Six Elephants Die In Thailand Trying To Rescue Each Other From Waterfall

At least six wild Asian elephants died in southern Thailand’s Khao Yai National Park after trying to save each other from a waterfall, Reuters reported on Saturday.

According to the BBC, the incident began when a baby elephant fell into the waterfall, which is known as Haew Narok (Hell’s Fall) and in 1992 was the scene of a similar incident that ended in the deaths of eight elephants. Thailand’s Department of National Parks, Wildlife and Plant Conservation (DNP) said that they were alerted to the incident at around 3:00am Saturday local time; some three hours later, they discovered the body of the three-year-old elephant and five others.

According to a DNP post on Facebook, two surviving elephants were rescued on the cliff side of the waterfall trying to go down. DNP veterinarians are attending to the animals.

Wildlife Friends Foundation Thailand founder Edwin Wiek told the BBC that the two remaining elephants in the herd may now be at risk, adding that the elephants’ well-known mourning behaviours may further stress the animals: “It’s like losing half your family. There’s nothing you can do, it’s nature unfortunately.”

“It was an accident,” National Resources and Environment Minister Varawut Silpa-archa told Reuters. “We have often seen this happening.”

The 2,000-square-kilometre park is home to approximately 300 wild elephants and countless other species ranging from bears to gibbons, according to Reuters. Around half of Thailand’s 7,000 estimated remaining wild elephants live in captivity, where the vast majority are subject to conditions World Animal Protection researchers deemed “severely inadequate” in a 2017 study. The IUCN Red List classified the species as endangered with a population estimated in 2003 at 41,410-52,345 individuals, with other research claiming that number is a wild guess.

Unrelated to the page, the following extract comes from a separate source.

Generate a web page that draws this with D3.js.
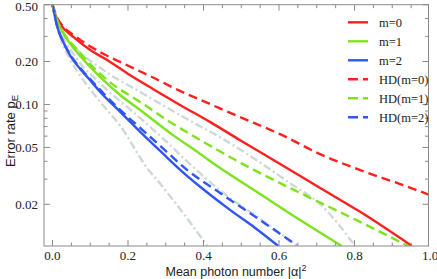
<!DOCTYPE html>
<html>
<head>
<meta charset="utf-8">
<script src="https://cdn.jsdelivr.net/npm/d3@7"></script>
<style>
  html, body { margin: 0; padding: 0; background: #fff; }
  svg { display: block; }
</style>
</head>
<body>
<div id="chart"></div>
<script>
// Error rate vs mean photon number (log y axis)

// 数据: [mean photon number, error rate]
const m0 = [[0, 0.5], [0.008, 0.421], [0.021, 0.364], [0.056, 0.296], [0.101, 0.240], [0.146, 0.204],
  [0.206, 0.160], [0.267, 0.128], [0.339, 0.0989], [0.418, 0.0752], [0.497, 0.0562], [0.603, 0.0383],
  [0.709, 0.0260], [0.815, 0.0177], [0.952, 0.0102]];
const m1 = [[0, 0.5], [0.008, 0.4145], [0.021, 0.342], [0.048, 0.2645], [0.074, 0.218], [0.1005, 0.1825],
  [0.135, 0.148], [0.180, 0.116], [0.233, 0.0912], [0.312, 0.0630], [0.392, 0.0449], [0.444, 0.0359],
  [0.550, 0.0236], [0.656, 0.0155], [0.766, 0.0102]];
const m2 = [[0, 0.5], [0.0053, 0.428], [0.0132, 0.347], [0.0265, 0.2817], [0.048, 0.2177], [0.074, 0.1766],
  [0.0952, 0.1527], [0.127, 0.1219], [0.180, 0.0884], [0.233, 0.0640], [0.286, 0.0471], [0.339, 0.0347],
  [0.392, 0.0264], [0.471, 0.0182], [0.537, 0.01365], [0.598, 0.0102]];
const hd0 = [[0, 0.5], [0.0106, 0.4145], [0.026, 0.358], [0.061, 0.300], [0.127, 0.232], [0.193, 0.191],
  [0.259, 0.158], [0.339, 0.124], [0.418, 0.1005], [0.497, 0.0815], [0.603, 0.0619], [0.709, 0.0449],
  [0.815, 0.0347], [0.921, 0.0277], [1.0, 0.0232]];
const hd1 = [[0, 0.5], [0.008, 0.421], [0.021, 0.347], [0.048, 0.2727], [0.074, 0.2285], [0.1005, 0.191],
  [0.1455, 0.148], [0.233, 0.1038], [0.312, 0.0752], [0.392, 0.0562], [0.524, 0.0359], [0.656, 0.0240],
  [0.788, 0.0163], [0.942, 0.0102]];
const hd2 = [[0, 0.5], [0.0053, 0.428], [0.0132, 0.347], [0.0265, 0.2817], [0.048, 0.2213], [0.074, 0.1794],
  [0.0952, 0.1552], [0.127, 0.1259], [0.180, 0.0912], [0.233, 0.0683], [0.286, 0.0511], [0.357, 0.0347],
  [0.444, 0.0240], [0.550, 0.0155], [0.6455, 0.01038]];
// 灰色点划线 (参考界限)
const bound1 = [[0, 0.5], [0.008, 0.3887], [0.021, 0.2908], [0.048, 0.2041], [0.082, 0.1479], [0.127, 0.1038],
  [0.180, 0.0705], [0.251, 0.0358], [0.286, 0.0277], [0.352, 0.01655], [0.410, 0.0102]];
const bound2 = [[0, 0.5], [0.021, 0.345], [0.061, 0.250], [0.127, 0.180], [0.233, 0.122], [0.384, 0.0720],
  [0.444, 0.0590], [0.524, 0.0435], [0.630, 0.0280], [0.709, 0.0200], [0.802, 0.0102]];
const bound3 = [[0, 0.5], [0.021, 0.330], [0.061, 0.215], [0.127, 0.140], [0.233, 0.0800], [0.286, 0.0600],
  [0.370, 0.0370], [0.444, 0.0250], [0.550, 0.0158], [0.650, 0.0102]];

const series = [
  { name: "m=0", data: m0, color: "#ff1f1f", dash: null },
  { name: "m=1", data: m1, color: "#7de31c", dash: null },
  { name: "m=2", data: m2, color: "#2f55f5", dash: null },
  { name: "HD(m=0)", data: hd0, color: "#ff1f1f", dash: "9,5" },
  { name: "HD(m=1)", data: hd1, color: "#7de31c", dash: "9,5" },
  { name: "HD(m=2)", data: hd2, color: "#2f55f5", dash: "9,5" }
];
const bounds = [bound1, bound2, bound3];

const xTicks = [0, 0.2, 0.4, 0.6, 0.8, 1.0];
const xMinor = d3.range(0, 1.0001, 0.05);
const yTicks = [0.5, 0.2, 0.1, 0.05, 0.02];
const yTickLabels = ["0.50", "0.20", "0.10", "0.05", "0.02"];
const yMinor = [0.4, 0.3, 0.09, 0.08, 0.07, 0.06, 0.04, 0.03];

const W = 437, H = 279;
const plot = { left: 44, right: 428.5, top: 4.7, bottom: 246 };
const axisColor = "#8a8a8a";

const svg = d3.select("#chart").append("svg")
  .attr("width", W).attr("height", H);

const x = d3.scaleLinear().domain([-0.0225, 0.996]).range([plot.left, plot.right]);
const y = d3.scaleLog().domain([0.0102, 0.5]).range([plot.bottom, plot.top]);

svg.append("clipPath").attr("id", "clip")
  .append("rect")
  .attr("x", plot.left).attr("y", plot.top)
  .attr("width", plot.right - plot.left).attr("height", plot.bottom - plot.top);

const line = d3.line()
  .x(d => x(d[0]))
  .y(d => y(d[1]))
  .curve(d3.curveMonotoneX);

const curves = svg.append("g").attr("clip-path", "url(#clip)");

// 灰色界限
bounds.forEach(b => {
  curves.append("path")
    .datum(b)
    .attr("d", line)
    .attr("fill", "none")
    .attr("stroke", "#cfd8d8")
    .attr("stroke-width", 2.4)
    .attr("stroke-dasharray", "8,3,2,3");
});

// 彩色曲线
series.forEach(s => {
  curves.append("path")
    .datum(s.data)
    .attr("d", line)
    .attr("fill", "none")
    .attr("stroke", s.color)
    .attr("stroke-width", 2.4)
    .attr("stroke-dasharray", s.dash);
});

// 坐标框
svg.append("rect")
  .attr("x", plot.left).attr("y", plot.top)
  .attr("width", plot.right - plot.left).attr("height", plot.bottom - plot.top)
  .attr("fill", "none")
  .attr("stroke", axisColor)
  .attr("stroke-width", 1);

const ticks = svg.append("g")
  .attr("stroke", axisColor)
  .attr("stroke-width", 1);

// x 刻度 (上下)
xMinor.forEach(v => {
  const major = xTicks.some(t => Math.abs(t - v) < 1e-6);
  const len = major ? 6 : 3.5;
  const px = x(v);
  if (px > plot.right) return;
  ticks.append("line").attr("x1", px).attr("x2", px)
    .attr("y1", plot.bottom).attr("y2", plot.bottom - len);
  ticks.append("line").attr("x1", px).attr("x2", px)
    .attr("y1", plot.top).attr("y2", plot.top + len);
});

// y 刻度 (左右)
yTicks.concat(yMinor).forEach(v => {
  const major = yTicks.includes(v);
  const len = major ? 6 : 3.5;
  const py = y(v);
  ticks.append("line").attr("x1", plot.left).attr("x2", plot.left + len)
    .attr("y1", py).attr("y2", py);
  ticks.append("line").attr("x1", plot.right).attr("x2", plot.right - len)
    .attr("y1", py).attr("y2", py);
});

// 刻度标签
const serif = "'Liberation Serif', 'DejaVu Serif', serif";
const sans = "'Liberation Sans', Arial, sans-serif";

svg.append("g").selectAll("text")
  .data(xTicks)
  .enter().append("text")
  .attr("x", d => x(d))
  .attr("y", 260)
  .attr("text-anchor", "middle")
  .style("font-family", serif)
  .style("font-size", "13px")
  .style("fill", "#222")
  .text(d => d.toFixed(1));

svg.append("g").selectAll("text")
  .data(yTicks)
  .enter().append("text")
  .attr("x", 38)
  .attr("y", d => Math.max(y(d) + 4.5, 11))
  .attr("text-anchor", "end")
  .style("font-family", serif)
  .style("font-size", "13px")
  .style("fill", "#222")
  .text((d, i) => yTickLabels[i]);

// 轴标题
const xLabel = svg.append("text")
  .attr("x", 236).attr("y", 276)
  .attr("text-anchor", "middle")
  .style("font-family", sans)
  .style("font-size", "12.5px")
  .style("fill", "#222");
xLabel.append("tspan").text("Mean photon number |α|");
xLabel.append("tspan").attr("dy", -5).style("font-size", "9px").text("2");

const yLabel = svg.append("text")
  .attr("transform", "translate(15,131) rotate(-90)")
  .attr("text-anchor", "middle")
  .style("font-family", sans)
  .style("font-size", "13px")
  .style("fill", "#222");
yLabel.append("tspan").text("Error rate p");
yLabel.append("tspan").attr("dy", 3).style("font-size", "9.5px").text("E");

// 图例
const legend = svg.append("g");
series.forEach((s, i) => {
  const ly = 22.3 + i * 19;
  legend.append("line")
    .attr("x1", 348).attr("x2", 368)
    .attr("y1", ly).attr("y2", ly)
    .attr("stroke", s.color)
    .attr("stroke-width", 2.4)
    .attr("stroke-dasharray", s.dash ? "10,5" : null);
  legend.append("text")
    .attr("x", 379).attr("y", ly + 4.5)
    .style("font-family", serif)
    .style("font-size", "12.5px")
    .style("fill", "#222")
    .text(s.name);
});
</script>
</body>
</html>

Numbers have been trending “downwards, probably for centuries,” IUCN wrote, with threats including habitat loss, degradation, and fragmentation. Additional threats to the species include regular contact with some of the densest human populations on the planet, leading to hundreds of annual elephant and human deaths from conflict as well as poaching that threatens the survival of some elephant groups.